The fork is Gorham with the "old marks" but is it a serving fork? I really know little about this type of thing, but I would have thought a serving fork would be bigger. You asked in the previous post if it was 6 1/8" long, it is closer to 6 1/4". Maybe that minor difference is "splitting hairs" but I don't know. What does the length tell you?

Mystery Solved


  1. Bootson Bootson, 6 years ago
    Thanks Bellin68, Man you are fast.
  2. Bootson Bootson, 6 years ago
    and you moved to WI ?!!! ... musta been desperate, running from the law no doubt.
  3. miKKoChristmas11 miKKoChristmas11, 6 years ago
    Hi, Bootson. Great details - thanks particularly for the measurements. I just checked in before departing on duties and for Good Friday service, so I won't be able to substantitate my earlier judgment until early evening. I will present my argument and provide any great links I can find. I had more yesterday, but it would have made the posting even longer. I still think that it's a serving fork, but will revisit this, of course. FYI, I hedge just about everything - old Philosophy major - we love to be tentative. I'm no silver expert, but I love old silver, and I will enjoy trying to substantiate this. Thanks for the extra photos. Hope you didn't delete the other listing. The photo of the reverse of the 'utensil-end', which you provided in the earlier listing, displays a most unusual 'cut card work' - which I presume is actually cast, not applied - that could be most significant....I'll be back. miKKo
  4. Bootson Bootson, 6 years ago
    Great miKKoChristmas11, In the meantime I will post more pictures.
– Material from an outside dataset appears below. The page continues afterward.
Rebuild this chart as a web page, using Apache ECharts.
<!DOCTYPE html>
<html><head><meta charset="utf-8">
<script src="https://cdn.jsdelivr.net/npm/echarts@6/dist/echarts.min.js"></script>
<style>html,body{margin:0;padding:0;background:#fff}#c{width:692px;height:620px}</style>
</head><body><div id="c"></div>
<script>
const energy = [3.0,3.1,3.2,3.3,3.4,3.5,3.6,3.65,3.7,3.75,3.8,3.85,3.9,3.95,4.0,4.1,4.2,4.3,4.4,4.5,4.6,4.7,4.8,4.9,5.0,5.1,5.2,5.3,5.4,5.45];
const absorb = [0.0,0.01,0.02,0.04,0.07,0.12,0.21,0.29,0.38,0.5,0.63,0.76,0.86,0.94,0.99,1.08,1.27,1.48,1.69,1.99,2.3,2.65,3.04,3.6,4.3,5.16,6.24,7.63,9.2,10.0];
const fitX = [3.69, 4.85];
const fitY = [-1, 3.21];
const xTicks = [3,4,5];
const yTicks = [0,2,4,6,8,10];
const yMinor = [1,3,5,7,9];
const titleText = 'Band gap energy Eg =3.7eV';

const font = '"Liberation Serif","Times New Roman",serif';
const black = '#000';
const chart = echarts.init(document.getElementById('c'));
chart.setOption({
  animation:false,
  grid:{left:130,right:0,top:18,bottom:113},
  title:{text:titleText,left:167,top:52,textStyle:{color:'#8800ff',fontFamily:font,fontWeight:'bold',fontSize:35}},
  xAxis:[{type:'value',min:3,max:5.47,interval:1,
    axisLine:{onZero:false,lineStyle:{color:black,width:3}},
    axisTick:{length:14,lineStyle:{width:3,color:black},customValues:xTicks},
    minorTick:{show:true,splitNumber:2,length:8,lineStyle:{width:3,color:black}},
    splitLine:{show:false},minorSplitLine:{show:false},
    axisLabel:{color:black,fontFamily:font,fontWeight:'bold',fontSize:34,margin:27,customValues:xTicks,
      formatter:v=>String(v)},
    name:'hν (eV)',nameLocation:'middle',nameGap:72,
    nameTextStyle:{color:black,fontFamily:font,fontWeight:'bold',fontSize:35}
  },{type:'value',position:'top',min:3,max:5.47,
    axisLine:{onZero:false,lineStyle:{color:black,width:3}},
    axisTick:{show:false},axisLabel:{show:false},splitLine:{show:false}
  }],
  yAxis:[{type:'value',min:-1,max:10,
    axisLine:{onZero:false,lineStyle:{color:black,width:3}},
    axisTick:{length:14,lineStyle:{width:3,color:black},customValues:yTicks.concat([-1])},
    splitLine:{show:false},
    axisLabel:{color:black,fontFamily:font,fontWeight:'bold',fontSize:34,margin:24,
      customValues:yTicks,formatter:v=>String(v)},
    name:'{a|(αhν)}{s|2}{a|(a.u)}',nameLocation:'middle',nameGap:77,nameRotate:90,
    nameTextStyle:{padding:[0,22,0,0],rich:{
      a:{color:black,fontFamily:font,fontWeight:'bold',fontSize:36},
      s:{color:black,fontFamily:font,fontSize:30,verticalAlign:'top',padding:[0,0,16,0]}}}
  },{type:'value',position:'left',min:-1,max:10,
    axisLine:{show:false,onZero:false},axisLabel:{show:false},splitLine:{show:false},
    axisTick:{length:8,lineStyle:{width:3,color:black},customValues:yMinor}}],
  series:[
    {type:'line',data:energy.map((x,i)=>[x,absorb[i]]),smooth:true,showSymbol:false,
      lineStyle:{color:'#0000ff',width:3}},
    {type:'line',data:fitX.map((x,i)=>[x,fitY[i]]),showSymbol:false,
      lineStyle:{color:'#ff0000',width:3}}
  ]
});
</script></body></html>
I don't know what 'cut card work' is but it sounds interesting.
    No rush, I have waited 8 months, patience is my virtue/curse.

    You will have to get some more items of your own up on CW so I may be able to reciprocate.
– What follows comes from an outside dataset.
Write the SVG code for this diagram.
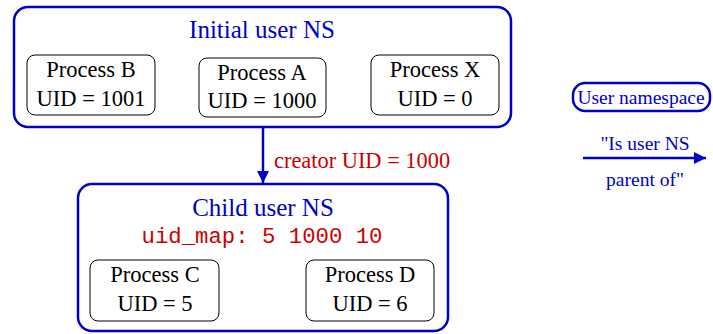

    I once knew a Philosophy major, when asked about Philosophy all he would say was "It's a black hole ...a black hole".
    He then disappeared.
  5. stainedglass stainedglass, 6 years ago
    Hi Bootson...this service piece, is a salad fork. I too, collect older Gorham, ["Lion - Anchor - G"], mainly, in the Buttercup pattern. Gorham's salad forks, are denoted, by their 4th, wider / scoop-angled, tine, and measure, just a bit over 6".
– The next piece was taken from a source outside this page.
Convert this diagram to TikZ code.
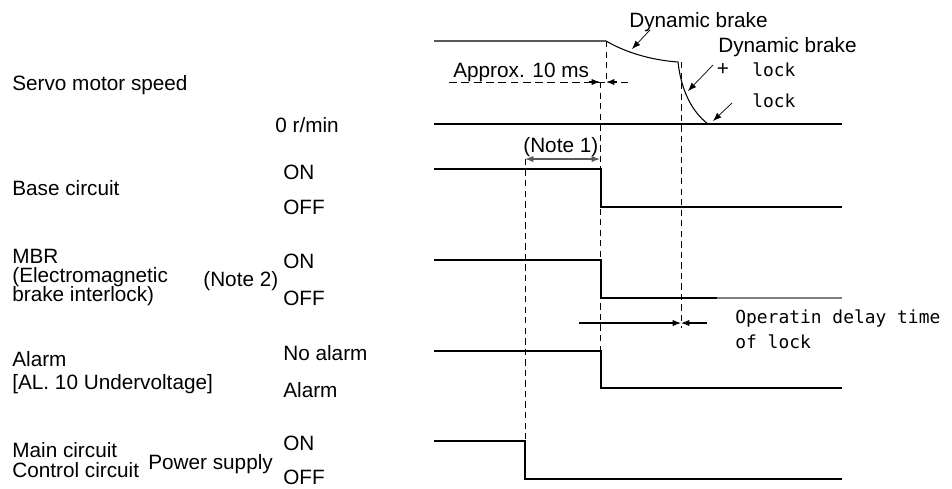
\documentclass[tikz,border=0pt]{standalone}
\usepackage{fontspec}
\setmainfont{Liberation Sans}
\newfontfamily\lockfont{DejaVu Sans Mono}
\usetikzlibrary{arrows.meta,positioning}

\begin{document}
\begin{tikzpicture}[x=0.02cm,y=-0.02cm,>={Latex[length=4.8pt,width=3.6pt]},
 font=\fontsize{11.8}{13}\selectfont,
 sig/.style={line width=0.6pt},
 tick/.style={line width=0.5pt,dash pattern=on 3.6pt off 2.4pt},
 lbl/.style={anchor=west,inner sep=0pt,text height=8.4pt,text depth=0pt},
 mono/.style={lbl,font=\lockfont\fontsize{10.2}{12}\selectfont,text height=7.4pt}]
\useasboundingbox (0,0) rectangle (952,488);
% signal names
\node[lbl] (spd) at (12,83) {Servo motor speed};
\node[lbl] (base) at (12,188) {Base circuit};
\node[lbl] (mbr) at (12,256) {MBR};
\node[lbl] (mbr2) at (12,275) {(Electromagnetic};
\node[lbl] (mbr3) at (12,294) {brake interlock)};
\node[lbl] (note2) at (203,279) {(Note 2)};
\node[lbl] (alm) at (12,359) {Alarm};
\node[lbl] (alm2) at (12,382) {[AL. 10 Undervoltage]};
\node[lbl] (pwr) at (12,450) {Main circuit};
\node[lbl] (pwr2) at (12,470) {Control circuit};
\node[lbl] (psup) at (148,462) {Power supply};
% levels
\node[lbl] (zero) at (275,125) {0 r/min};
\node[lbl] (bon) at (283,172) {ON};
\node[lbl] (boff) at (283,207) {OFF};
\node[lbl] (mon) at (283,261) {ON};
\node[lbl] (moff) at (283,298) {OFF};
\node[lbl] (aon) at (283,353) {No alarm};
\node[lbl] (aoff) at (283,390) {Alarm};
\node[lbl] (pon) at (283,443) {ON};
\node[lbl] (poff) at (283,477) {OFF};
% time marks
\coordinate (brk) at (632,49);
\coordinate (lk) at (688,91);
\coordinate (stop) at (713,121);
% waveforms
\draw[sig] (434,41) -- (606,41) .. controls (625,52) and (650,60) .. (678,62)
 .. controls (681,90) and (692,112) .. (708,124);
\draw[sig] (434,124) -- (842,124);
\draw[sig] (434,169) -- (601,169) -- (601,207) -- (842,207);
\draw[sig] (434,260) -- (601,260) -- (601,298) -- (717,298);
\draw[sig,gray] (717,298) -- (842,298);
\draw[sig] (434,351) -- (601,351) -- (601,388) -- (842,388);
\draw[sig] (434,441) -- (525,441) -- (525,479) -- (842,479);
% dashed guides
\draw[tick] (525,159) -- (525,447);
\draw[tick] (600,82) -- (600,351);
\draw[tick] (606,41) -- (606,82);
\draw[tick] (681,62) -- (681,328);
\draw[tick,dash pattern=on 4.5pt off 2.5pt] (449,82) -- (628,82);
% dimensions
\draw[->,sig] (589,82) -- (600,82);
\draw[->,sig] (617,82) -- (606,82);
\draw[<->,sig,gray!70!black] (525,159) -- (600,159);
\draw[->,sig] (579,323) -- (600,323) -- (681,323);
\draw[->,sig] (707,323) -- (681,323);
\node[lbl] (apx) at (453,70) {Approx. 10 ms};
\node[lbl] (n1) at (523,145) {(Note 1)};
\node[mono] (dly) at (735,317) {Operatin delay time};
\node[mono] (dly2) at (735,342) {of lock};
% brake labels
\node[lbl] (dyn) at (629,20) {Dynamic brake};
\node[lbl] (dyn2) at (718,45) {Dynamic brake};
\node[lbl,anchor=center] (plus) at (723,68) {+};
\node[mono] (lock1) at (752,70) {lock};
\node[mono] (lock2) at (752,101) {lock};
\draw[<-] (brk) -- ++(18,-19);
\draw[<-] (lk) -- ++(25,-26);
\draw[<-] (stop) -- ++(19,-18);
\end{tikzpicture}
\end{document}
  6. stainedglass stainedglass, 6 years ago
    Addendum: More specifically, an "individual" salad fork, which measure on average, of 6 3/8", as compared to, a "place size", salad fork, which are a bit longer, than "individual", and average 6 3/4".
  7. stainedglass stainedglass, 6 years ago
    Addendum: last one, I promise : ) Gorham "Chantilly" 1895, did produce a "Beef fork / small size" in 6 1/4". The final, determining factor, as to which fork it is, would be on how wide, the tine-span is. The Beef fork, would, of course, be a little wider.
    On that note...good night ; )
  8. stainedglass stainedglass, 6 years ago
  9. Bootson Bootson, 6 years ago
    Thanks stainedglass and welcome to the club.
    I have this same fork spread out over 3 posts.
    I think we can say its a beef serving fork, the picture on the web page you linked to is the best match I have seen.